Lately, there is a growing interest by local companies and even governments in ASEAN to take up local production of highly processed dairy products like cheese. As locals have developed a love relationship with cheese, demand for cheese has grown at healthy double-digit rate over the years.
With the strong demand, many smaller local companies are exploring into this category. In Indonesia, homegrown cheese company, Moon River Dairy based in Banyuwangi, East Java is utilising local produce, from the Margo Utomo Eco Resort complex in Kalibaru, Banyuwangi. The cows in their in-house farm are milked daily and this milk is then processed in a cheesemaking facility just a few blocks away. Meanwhile, a tropical plantation nearby supplies herbs and spices which add a distinctive taste to Moon River Dairy’s cheese.

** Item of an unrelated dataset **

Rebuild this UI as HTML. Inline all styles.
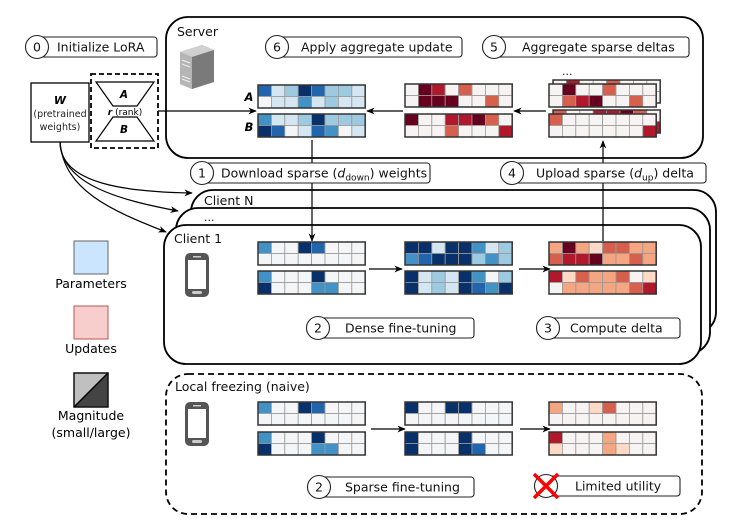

Moon River also uses locally-sourced equipment to process its cheese and has adopted sustainability practice with the manure from the cows and other dairy processing waste converted into biogas that powers the eco-resort and cheesemaking factory. The remaining waste is then recycled into bioslurry fertilisers, enhancing the growth of corn and grass to feed the cows.
Moon River Dairy is challenging the notion that cheesemaking is largely a European tradition. Currently, it has produced 2 types of cheese namely Anagata Cheese, the first Alpine-style cheese in Indonesia, and Amaya Cheese, which is a Cheddar-style cheese.
Fiona Farody, Co-Founder of Moon River Dairy said, “The Moon River Dairy cheese that we produce only uses local raw materials that we plant ourselves, such as local spices that can represent and show the taste of Indonesia. So that the flavor is not owned by imported cheese.”
The company is also looking into adding new range of cheese products.